Referring to these developments, he noted that a number of institutional frameworks and guidance documents had emerged concerning the responsible use of AI.
At the same time, he observed that the legal profession was already making practical use of AI-assisted tools. He put it interestingly as,
“We’re all using it. We’re all using it. And we are all seduced by it.”
The discussion also touched upon practical issues relating to confidentiality, privacy and data protection in the use of artificial intelligence.
Looking ahead, Ms. Petit invited the panellists to consider the kinds of disputes that might emerge as global trade and technology continue to evolve.
Responding to the question, Mr. Gupta observed that, from a commercial perspective, London was likely to continue as an important centre for international dispute resolution because of its established legal infrastructure and international commercial presence.
The discussion also considered the possibility of AI-assisted dispute resolution processes.
Referring to developments in this area, Mr. Banerji observed that certain systems already incorporated technological tools into dispute resolution processes, while also involving human oversight.
Mr. Gupta observed that practical questions would continue to arise concerning the enforcement of AI-assisted decisions and the broader legal framework governing their use. According to him, repetitive and standardised legal processes may be more readily adapted to AI than litigation and arbitration. Since,
“Litigation and arbitration have a very heavy human touch.”
He also referred to practical considerations concerning disclosure obligations, confidentiality, applicable law, data retention and jurisdiction-specific legal requirements.
The discussion further considered the role of AI in resolving lower-value disputes and the extent to which technological developments could reduce time and costs.
Adding to the discussion, Ms. Vora referred to work being undertaken concerning the use of artificial intelligence in legal proceedings and the circumstances in which courts may need to be informed that AI-assisted tools have been used.

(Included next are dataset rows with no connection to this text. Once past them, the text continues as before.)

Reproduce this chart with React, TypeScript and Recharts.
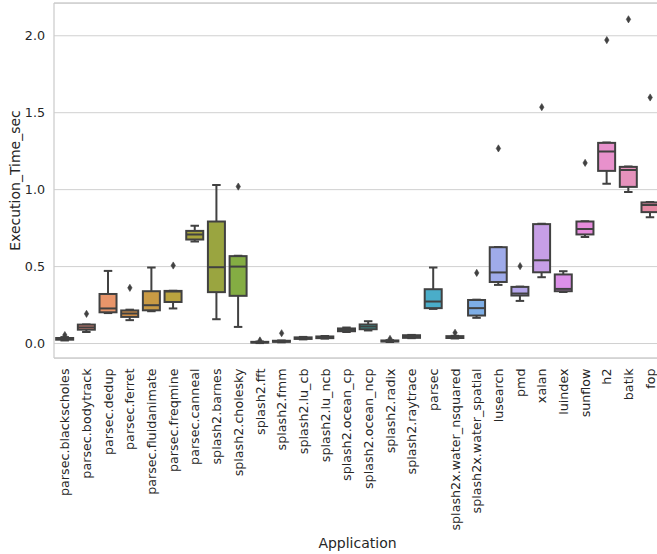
import React from 'react';
import { ComposedChart, Bar, Line, XAxis, YAxis, CartesianGrid, ReferenceLine } from 'recharts';

const apps = [
  'parsec.blackscholes', 'parsec.bodytrack', 'parsec.dedup', 'parsec.ferret', 'parsec.fluidanimate',
  'parsec.freqmine', 'parsec.canneal', 'splash2.barnes', 'splash2.cholesky', 'splash2.fft',
  'splash2.fmm', 'splash2.lu_cb', 'splash2.lu_ncb', 'splash2.ocean_cp', 'splash2.ocean_ncp',
  'splash2.radix', 'splash2.raytrace', 'parsec', 'splash2x.water_nsquared', 'splash2x.water_spatial',
  'lusearch', 'pmd', 'xalan', 'luindex', 'sunflow', 'h2', 'batik', 'fop',
];

const whiskerLow = [0.02, 0.075, 0.198, 0.152, 0.21, 0.228, 0.663, 0.158, 0.108, 0.003, 0.008, 0.027, 0.032, 0.075, 0.085, 0.01, 0.035, 0.225, 0.033, 0.167, 0.381, 0.277, 0.431, 0.335, 0.693, 1.038, 0.984, 0.821];
const q1 = [0.025, 0.09, 0.203, 0.173, 0.216, 0.27, 0.676, 0.334, 0.31, 0.006, 0.011, 0.03, 0.035, 0.08, 0.093, 0.013, 0.037, 0.23, 0.036, 0.182, 0.4, 0.312, 0.463, 0.34, 0.709, 1.122, 1.018, 0.854];
const median = [0.03, 0.105, 0.228, 0.195, 0.249, 0.338, 0.709, 0.496, 0.5, 0.008, 0.014, 0.035, 0.04, 0.089, 0.11, 0.016, 0.045, 0.273, 0.041, 0.23, 0.462, 0.325, 0.541, 0.355, 0.745, 1.248, 1.127, 0.9];
const q3 = [0.036, 0.123, 0.322, 0.215, 0.34, 0.342, 0.732, 0.793, 0.568, 0.011, 0.018, 0.04, 0.046, 0.098, 0.124, 0.02, 0.054, 0.353, 0.048, 0.283, 0.626, 0.368, 0.776, 0.449, 0.793, 1.304, 1.148, 0.917];
const whiskerHigh = [0.042, 0.124, 0.472, 0.22, 0.494, 0.343, 0.765, 1.031, 0.57, 0.013, 0.02, 0.043, 0.049, 0.104, 0.145, 0.022, 0.056, 0.494, 0.05, 0.285, 0.628, 0.37, 0.778, 0.47, 0.795, 1.306, 1.15, 0.92];
const outliers: (number | null)[] = [0.055, 0.193, null, 0.362, null, 0.507, null, null, 1.02, 0.02, 0.067, null, null, null, null, 0.03, null, null, 0.07, 0.459, 1.268, 0.503, 1.536, null, 1.174, 1.972, 2.107, 1.599];

const palette = [
  '#e0808c', '#e88a7c', '#e8956a', '#dc9447', '#c99a44', '#bba43f', '#a8a43c', '#9aa540',
  '#84ad43', '#5fb04f', '#46b063', '#3daf7c', '#3aad8b', '#39ac98', '#39aaa5', '#3ba9b2',
  '#3ea9bd', '#4aadc9', '#5fabd9', '#7eaee6', '#9fabea', '#b4a5ea', '#c79fe6', '#dc90e8',
  '#e68cdc', '#e891cc', '#e692bc', '#e58aa4',
];

const yTicks = [0, 0.5, 1.0, 1.5, 2.0];
const yDomain = [-0.094, 2.213];

const data = apps.map((app, i) => ({
  app,
  range: [whiskerLow[i], whiskerHigh[i]],
  q1: q1[i],
  median: median[i],
  q3: q3[i],
  outlier: outliers[i],
}));

const EDGE = '#414141';
const FONT = 'DejaVu Sans';
const TICK_SIZE = 12.7;

function BoxShape(props: any) {
  const { x, y, width, height } = props;
  const p = props.payload && props.payload.range ? props.payload : props;
  const idx = apps.indexOf(p.app);
  const lo = p.range[0];
  const hi = p.range[1];
  const top = Math.min(y, y + height);
  const h = Math.abs(height);
  const px = (v: number) => top + ((hi - v) / (hi - lo)) * h;
  const cx = x + width / 2;
  const cap = width / 4;
  const yq1 = px(p.q1);
  const yq3 = px(p.q3);
  const ym = px(p.median);
  return (
    <g>
      <line x1={cx} x2={cx} y1={px(hi)} y2={yq3} stroke={EDGE} strokeWidth={2} />
      <line x1={cx} x2={cx} y1={yq1} y2={px(lo)} stroke={EDGE} strokeWidth={2} />
      <line x1={cx - cap} x2={cx + cap} y1={px(hi)} y2={px(hi)} stroke={EDGE} strokeWidth={2} />
      <line x1={cx - cap} x2={cx + cap} y1={px(lo)} y2={px(lo)} stroke={EDGE} strokeWidth={2} />
      <rect x={x} y={yq3} width={width} height={Math.max(yq1 - yq3, 0.5)} fill={palette[idx]} stroke={EDGE} strokeWidth={2} />
      <line x1={x} x2={x + width} y1={ym} y2={ym} stroke={EDGE} strokeWidth={2} />
    </g>
  );
}

function OutlierDot(props: any) {
  const { cx, cy, index, value } = props;
  const v = props.payload ? props.payload.outlier : value;
  if (v == null || cy == null || isNaN(cy)) return <g key={`o-${index}`} />;
  return (
    <path
      key={`o-${index}`}
      d={`M${cx},${cy - 3.6} L${cx + 2.2},${cy} L${cx},${cy + 3.6} L${cx - 2.2},${cy} Z`}
      fill={EDGE}
      stroke={EDGE}
      strokeWidth={0.6}
    />
  );
}

function XTick(props: any) {
  const { x, y, payload } = props;
  return (
    <g transform={`translate(${x},${y})`}>
      <text
        transform="rotate(-90)"
        x={-2.5}
        y={0}
        dy="0.36em"
        textAnchor="end"
        fill="#262626"
        fontSize={TICK_SIZE}
        fontFamily={FONT}
      >
        {payload.value}
      </text>
    </g>
  );
}

export default function App() {
  return (
    <div style={{ position: 'absolute', left: 0, top: 0, width: 657, height: 554, overflow: 'hidden', background: '#fff' }}>
      <ComposedChart
        width={661}
        height={554}
        data={data}
        margin={{ top: 3, right: 0, bottom: 0, left: 0 }}
        barCategoryGap="10%"
      >
        <CartesianGrid horizontal vertical={false} stroke="#d0d0d0" strokeWidth={1} />
        <ReferenceLine y={yDomain[1]} stroke="#cccccc" strokeWidth={1.25} />
        <XAxis
          dataKey="app"
          type="category"
          interval={0}
          tickLine={false}
          axisLine={{ stroke: '#cccccc', strokeWidth: 1.25 }}
          height={196}
          tick={<XTick />}
          label={{
            content: (p: any) => {
              const vb = p.viewBox || { x: 54, y: 358, width: 607, height: 196 };
              return (
                <text x={vb.x + vb.width / 2} y={548} textAnchor="middle" fill="#262626" fontSize={14} fontFamily={FONT}>
                  Application
                </text>
              );
            },
          }}
        />
        <YAxis
          type="number"
          domain={yDomain}
          ticks={yTicks}
          allowDataOverflow
          width={54}
          tickLine={false}
          tickMargin={3}
          axisLine={{ stroke: '#cccccc', strokeWidth: 1.25 }}
          tickFormatter={(v: number) => v.toFixed(1)}
          tick={{ fill: '#262626', fontSize: TICK_SIZE, fontFamily: FONT }}
          label={{
            content: (p: any) => {
              const vb = p.viewBox || { x: 0, y: 3, width: 54, height: 355 };
              const cy = vb.y + vb.height / 2;
              return (
                <text x={20} y={cy} transform={`rotate(-90, 20, ${cy})`} textAnchor="middle" fill="#262626" fontSize={14} fontFamily={FONT}>
                  Execution_Time_sec
                </text>
              );
            },
          }}
        />
        <Bar dataKey="range" shape={<BoxShape />} isAnimationActive={false} />
        <Line dataKey="outlier" stroke="none" dot={OutlierDot} activeDot={false} isAnimationActive={false} connectNulls={false} legendType="none" />
      </ComposedChart>
    </div>
  );
}
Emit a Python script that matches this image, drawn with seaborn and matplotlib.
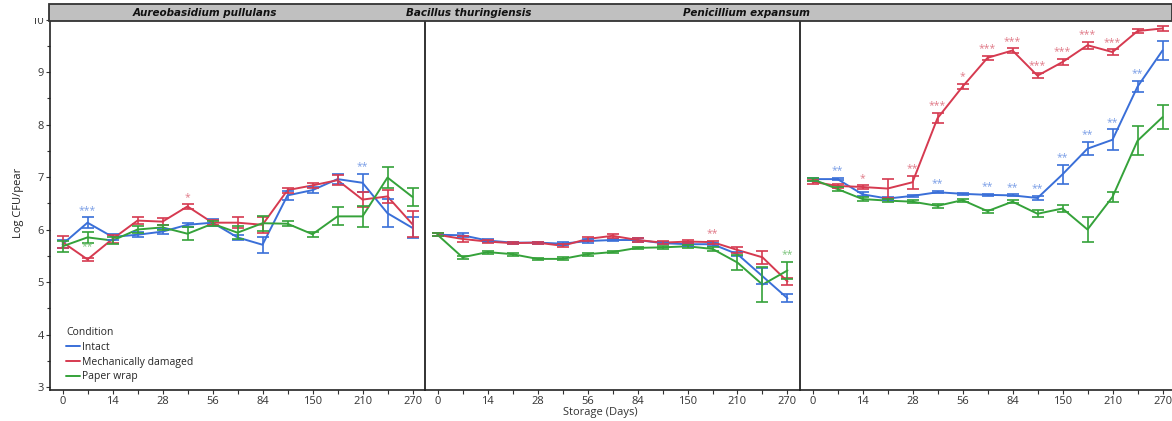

She observed that issues concerning expert evidence, witness statements and other aspects of legal proceedings would continue to evolve as the use of AI develops. At the same time, she noted that wider adoption would require continued technological development and confidence in the process.
Rapid-Fire Round
The panel concluded with a rapid-fire round, during which the panellists briefly reflected on possible legal reforms and future developments in dispute resolution.
Mr. Agarwal referred to the question of foreign lawyers, and on a lighter note stated that “there’ll be foreign lawyers defending me,” prompting laughter from the audience.
Ms. Vora suggested that junior advocates need to be given more opportunities to represent before the bench.
Mr. Banerji reflected on developments in arbitration in India, and compared the position to a “snakes and ladders” game, observing that periods of significant progress are often followed by fresh challenges.
Mr. Gupta observed that artificial intelligence was likely to be one of the significant developments shaping the future of international dispute resolution over the coming years.
Q&A Session
The discussion concluded with an interactive question-and-answer session.
Participants raised issues concerning reciprocity in legal practice, written and oral advocacy, the practical implications of opening the legal market, law firm management, conflicts of interest, professional training and litigation costs.
Responding to the discussion, the panellists reflected on practical aspects of cross-border legal practice and the evolving needs of the legal profession. The discussion also touched upon the importance of training and institutional systems within law firms, as well as practical challenges associated with litigation costs and commercial dispute resolution.
Concluding the session, the panellists thanked the audience for their participation and reflected on the opportunities and challenges facing dispute resolution in the India-UK corridor as legal systems continue to evolve alongside commercial and technological developments.